There’s an interesting thread going on right now on the Linux netdev mailing list, speculating about the network accelerator technology that Intel’s been talking about recently. No one’s quite sure what Intel is planning on adding, but for the past several years “network accelerator” has usually meant TCP offload engines (ToE), and Linux’s core networking guys are almost famously anti-ToE. Even though no one really knows what Intel’s up to, there’s a feeling that it’s not just ToE this time.

Several people have pointed out other technologies that can make a huge difference without requiring the sorts of compromises that ToE needs to work. For instance, this post by Lennert Buytenhek suggests that PCI and memory system latency is a big problem, but fixing it can have huge payoffs:

The reason a 1.4GHz IXP2800 processes 15Mpps while a high-end PC hardly does 1Mpps is exactly because the PC spends all of its cycles stalling on memory and PCI reads (i.e. ‘latency’), and the IXP2800 has various ways of mitigating this cost that the PC doesn’t have. First of all, the IXP has 16 cores which are 8-way ‘hyperthreaded’ each (128 threads total.)

I haven’t paid much attention to Intel’s IXP network processor family in the past, and that may be a mistake–from the description here, the IXP2800 sounds like a cross between Tera’s multithreaded CPU and IBM’s new Cell processor. Tera’s CPU, which was designed to support tons of threads, automatically switches between threads whenever one thread blocked due to I/O or memory access. The goal with Tera was to be able to remain efficient while the gap between CPU and memory speeds continued to grow. The IXP2800 isn’t as ambitious as the Tera, but the fundamental concept looks similar–support lots of threads in hardware, and switch when latency gets in the way. The IXP2800’s threaded CPUs aren’t full-blown processors, though–like the Cell, the IXP2800 contains one main CPU and a cluster of smaller domain-specific processors that are specialized for one specific task.

It’s unlikely that Intel will roll something like this into their Xeon CPUs anytime soon, though. It’s certainly not a quick fix–it’d require major changes in any OS that wanted to make use of it, and would probably take 3-6 years before it was really fully utilized.

Massively-multithreaded CPUs aren’t the only approach that has paid off for dedicated network processors, though.

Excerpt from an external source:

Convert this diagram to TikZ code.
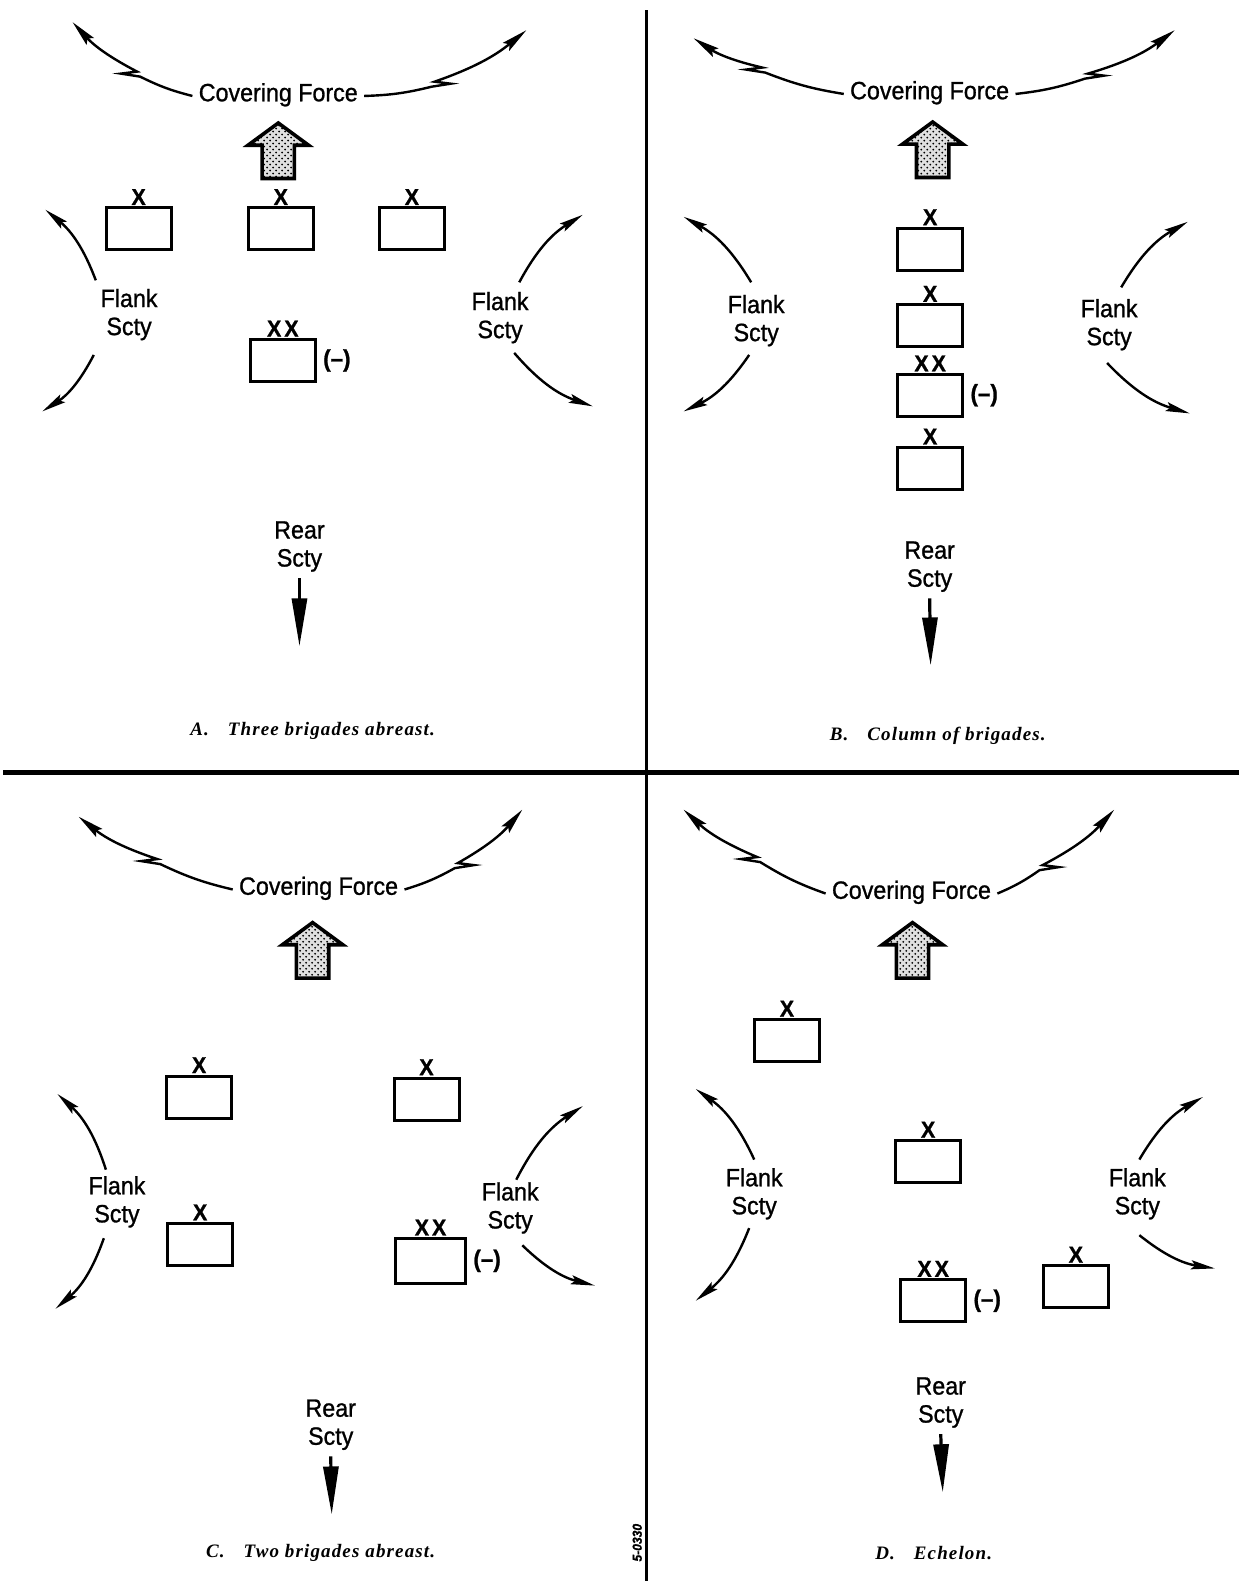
\documentclass[tikz,border=0pt]{standalone}
\usepackage{fontspec}
\setmainfont[FakeStretch=0.93, FakeBold=1]{Liberation Sans}
\newfontfamily\capfont[LetterSpace=6]{Liberation Serif}
\usepackage{tikz}
\usetikzlibrary{arrows.meta, calc, positioning, patterns}

% covering force arc with a zigzag break: start, zig, tip, side (-1 left / 1 right), bend
\newcommand{\coverbolt}[5]{%
  \draw[coverarc] (#1) to[bend #5=6] (#2) -- ++({#4*19},-3) -- ++({#4*(-16)},-2) to[bend #5=10] (#3);}

\begin{document}
\begin{tikzpicture}[x=0.504pt, y=-0.504pt,
    lbltxt/.style={font=\fontsize{12.5}{14}\selectfont, align=center, inner sep=3pt},
    markx/.style={font=\bfseries\fontsize{11.5}{11.5}\selectfont, inner sep=0.5pt},
    minus/.style={font=\bfseries\fontsize{12}{12}\selectfont, inner sep=3pt},
    brigbox/.style={draw, line width=1.5pt, minimum width=32.5pt, minimum height=21pt, inner sep=0pt},
    onex/.style={label={[markx]above:X}},
    twox/.style={label={[markx]above:X\kern1.5pt X}, label={[minus]right:(--)}},
    coverarc/.style={line width=1.2pt, -{Stealth[length=13pt, width=5pt, inset=2pt]}},
    flankarc/.style={line width=1.2pt, -{Stealth[length=12pt, width=4.5pt, inset=2pt]}},
    reararrow/.style={line width=1.6pt, -{Triangle[length=24pt, width=7.5pt]}},
    captxt/.style={font=\capfont\bfseries\itshape\fontsize{9.5}{11}\selectfont},
    advarrow/.pic={
      \fill[black!12] (0,0) -- (30,22) -- (16,22) -- (16,55) -- (-16,55) -- (-16,22) -- (-30,22) -- cycle;
      \draw[line width=1.8pt, pattern=crosshatch dots, line join=miter]
      (0,0) -- (30,22) -- (16,22) -- (16,55) -- (-16,55) -- (-16,22) -- (-30,22) -- cycle;}
  ]
  \fill[white] (0,0) rectangle (1229,1568);
  \useasboundingbox (0,0) rectangle (1229,1568);

  % Dividers
  \coordinate (vtop) at (641,10);
  \coordinate (vbot) at (641,1568);
  \coordinate (hleft) at (3,766);
  \coordinate (hright) at (1229,766);
  \draw[line width=1.6pt] (vtop) -- (vbot);
  \draw[line width=2.2pt] (hleft) -- (hright);

  % ---------- A. Three brigades abreast ----------
  \node[lbltxt] (A-cf) at (276,94) {Covering Force};
  \coordinate (A-zl) at (139,76);  \coordinate (A-cl) at (72,22);
  \coordinate (A-zr) at (428,86);  \coordinate (A-cr) at (522,30);
  \coverbolt{A-cf.mid west}{A-zl}{A-cl}{-1}{left}
  \coverbolt{A-cf.mid east}{A-zr}{A-cr}{1}{right}
  \pic at (276,122) {advarrow};

  \node[brigbox, onex] (A-b1) at (137.5,227) {};
  \node[brigbox, onex] (A-b2) at (278.5,227) {};
  \node[brigbox, onex] (A-b3) at (408.5,227) {};
  \node[brigbox, twox] (A-div) at (280.5,357.5) {};

  \node[lbltxt] (A-fl) at (128,312) {Flank\\Scty};
  \node[lbltxt] (A-fr) at (496,315) {Flank\\Scty};
  \coordinate (A-fl1) at (95,278);  \coordinate (A-fl1t) at (45,208);
  \coordinate (A-fl2) at (93,352);  \coordinate (A-fl2t) at (42,408);
  \coordinate (A-fr1) at (515,280); \coordinate (A-fr1t) at (578,213);
  \coordinate (A-fr2) at (510,350); \coordinate (A-fr2t) at (588,403);
  \draw[flankarc] (A-fl1) to[bend right=15] (A-fl1t);
  \draw[flankarc] (A-fl2) to[bend left=15] (A-fl2t);
  \draw[flankarc] (A-fr1) to[bend left=15] (A-fr1t);
  \draw[flankarc] (A-fr2) to[bend right=15] (A-fr2t);

  \node[lbltxt] (A-rear) at (297,542) {Rear\\Scty};
  \coordinate (A-rt) at (297,641);
  \draw[reararrow] (A-rear.south) -- (A-rt);

  \node[captxt] (A-cap) at (310,725) {A.\quad Three brigades abreast.};

  % ---------- B. Column of brigades ----------
  \node[lbltxt] (B-cf) at (922,92) {Covering Force};
  \coordinate (B-zl) at (759,72);   \coordinate (B-cl) at (688,38);
  \coordinate (B-zr) at (1076,78);  \coordinate (B-cr) at (1165,30);
  \coverbolt{B-cf.mid west}{B-zl}{B-cl}{-1}{left}
  \coverbolt{B-cf.mid east}{B-zr}{B-cr}{1}{right}
  \pic at (925,121) {advarrow};

  \node[brigbox, onex] (B-b1) at (922.5,247) {};
  \node[brigbox, onex] (B-b2) at (922.5,323) {};
  \node[brigbox, twox] (B-div) at (922.5,392) {};
  \node[brigbox, onex] (B-b3) at (922.5,464.5) {};

  \node[lbltxt] (B-fl) at (750,318) {Flank\\Scty};
  \node[lbltxt] (B-fr) at (1100,322) {Flank\\Scty};
  \coordinate (B-fl1) at (745,280);  \coordinate (B-fl1t) at (678,215);
  \coordinate (B-fl2) at (743,352);  \coordinate (B-fl2t) at (678,408);
  \coordinate (B-fr1) at (1112,285); \coordinate (B-fr1t) at (1178,220);
  \coordinate (B-fr2) at (1098,360); \coordinate (B-fr2t) at (1180,410);
  \draw[flankarc] (B-fl1) to[bend right=15] (B-fl1t);
  \draw[flankarc] (B-fl2) to[bend left=15] (B-fl2t);
  \draw[flankarc] (B-fr1) to[bend left=15] (B-fr1t);
  \draw[flankarc] (B-fr2) to[bend right=15] (B-fr2t);

  \node[lbltxt] (B-rear) at (922,562) {Rear\\Scty};
  \coordinate (B-rt) at (923,660);
  \draw[reararrow] (B-rear.south) -- (B-rt);

  \node[captxt] (B-cap) at (930,730) {B.\quad Column of brigades.};

  % ---------- C. Two brigades abreast ----------
  \node[lbltxt] (C-cf) at (316,881) {Covering Force};
  \coordinate (C-zl) at (159,857);  \coordinate (C-cl) at (78,810);
  \coordinate (C-zr) at (451,861);  \coordinate (C-cr) at (518,803);
  \coverbolt{C-cf.mid west}{C-zl}{C-cl}{-1}{left}
  \coverbolt{C-cf.mid east}{C-zr}{C-cr}{1}{right}
  \pic at (310,915) {advarrow};

  \node[brigbox, onex] (C-b1) at (197.5,1088) {};
  \node[brigbox, onex] (C-b2) at (423,1090) {};
  \node[brigbox, onex] (C-b3) at (198.5,1234) {};
  \node[brigbox, twox, minimum width=35pt, minimum height=22.5pt] (C-div) at (427,1250.5) {};

  \node[lbltxt] (C-fl) at (116,1192) {Flank\\Scty};
  \node[lbltxt] (C-fr) at (506,1198) {Flank\\Scty};
  \coordinate (C-fl1) at (105,1160); \coordinate (C-fl1t) at (57,1085);
  \coordinate (C-fl2) at (103,1228); \coordinate (C-fl2t) at (55,1298);
  \coordinate (C-fr1) at (512,1170); \coordinate (C-fr1t) at (578,1097);
  \coordinate (C-fr2) at (518,1235); \coordinate (C-fr2t) at (590,1275);
  \draw[flankarc] (C-fl1) to[bend right=15] (C-fl1t);
  \draw[flankarc] (C-fl2) to[bend left=15] (C-fl2t);
  \draw[flankarc] (C-fr1) to[bend left=15] (C-fr1t);
  \draw[flankarc] (C-fr2) to[bend right=15] (C-fr2t);

  \node[lbltxt] (C-rear) at (328,1413) {Rear\\Scty};
  \coordinate (C-rt) at (329,1502);
  \draw[reararrow] (C-rear.south) -- (C-rt);

  \node[captxt] (C-cap) at (318,1540) {C.\quad Two brigades abreast.};

  % ---------- D. Echelon ----------
  \node[lbltxt] (D-cf) at (904,885) {Covering Force};
  \coordinate (D-zl) at (754,855);  \coordinate (D-cl) at (678,803);
  \coordinate (D-zr) at (1031,863); \coordinate (D-cr) at (1105,803);
  \coverbolt{D-cf.mid west}{D-zl}{D-cl}{-1}{left}
  \coverbolt{D-cf.mid east}{D-zr}{D-cr}{1}{right}
  \pic at (905,915) {advarrow};

  \node[brigbox, onex] (D-b1) at (780.5,1032) {};
  \node[brigbox, onex] (D-b2) at (920.5,1152) {};
  \node[brigbox, twox] (D-div) at (925.5,1290) {};
  \node[brigbox, onex] (D-b3) at (1067,1276) {};

  \node[lbltxt] (D-fl) at (748,1184) {Flank\\Scty};
  \node[lbltxt] (D-fr) at (1128,1184) {Flank\\Scty};
  \coordinate (D-fl1) at (748,1150);  \coordinate (D-fl1t) at (690,1080);
  \coordinate (D-fl2) at (743,1218);  \coordinate (D-fl2t) at (690,1290);
  \coordinate (D-fr1) at (1130,1150); \coordinate (D-fr1t) at (1193,1088);
  \coordinate (D-fr2) at (1130,1225); \coordinate (D-fr2t) at (1205,1258);
  \draw[flankarc] (D-fl1) to[bend right=15] (D-fl1t);
  \draw[flankarc] (D-fl2) to[bend left=15] (D-fl2t);
  \draw[flankarc] (D-fr1) to[bend left=15] (D-fr1t);
  \draw[flankarc] (D-fr2) to[bend right=15] (D-fr2t);

  \node[lbltxt] (D-rear) at (933,1391) {Rear\\Scty};
  \coordinate (D-rt) at (935,1480);
  \draw[reararrow] (D-rear.south) -- (D-rt);

  \node[captxt] (D-cap) at (926,1540) {D.\quad Echelon.};

  % drawing number
  \node[rotate=90, font=\bfseries\itshape\fontsize{6.5}{7}\selectfont] (dwgno) at (632,1530) {5-0330};
\end{tikzpicture}
\end{document}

Some of FreeScale and Broadcom’s chips know how to pre-populate the CPU’s cache with headers from recently-received packets. This drastically cuts latency, but it seems to require that the CPU and network interface be very tightly coupled. Reducing the overhead needed to talk to the NIC can help, too–apparently some of Intel’s 865 and 875 motherboards use a version of their GigE chip that is connected directly to the north bridge, bypassing the PCI bus entirely, and some benchmarks show substantial improvements.

Reading the thread suggests that most of the effort going into Linux network optimization in the next few years will be happening on the receive end of things. Over the past several years, most higher-end NICs have added limited support for checksum generation and TCP segmentation offloading (TSO), where the CPU can hand the NIC a block of data and a TCP header template, and then have the NIC produce a stream of TCP packets without requiring the CPU to touch the data at all. Relatively little has happened on the receive side, but this seems to be changing. For example, Neterion’s newest card can separate headers from data, and is nearly able to re-assemble TCP streams on its own, sort of the inverse of transmit-time TSO. It’s not clear how many streams the card can handle at a time, though–even my little web server at home is currently maintaining 384 simultaneous TCP connections, and a busy system could easily have tens or hundreds of thousands of open streams. Odds are, throwing 100,000 steams at the card would run it out of RAM and completely negate any benefit that receive offloading would have. Unless it’s bright enough to be able to handle the 1,000 or so fastest streams and then let the main CPU handle the 99,000 that are dribbling data at 28k modem speeds.

This is a fascinating topic, and I can’t wait to see how this will turn out.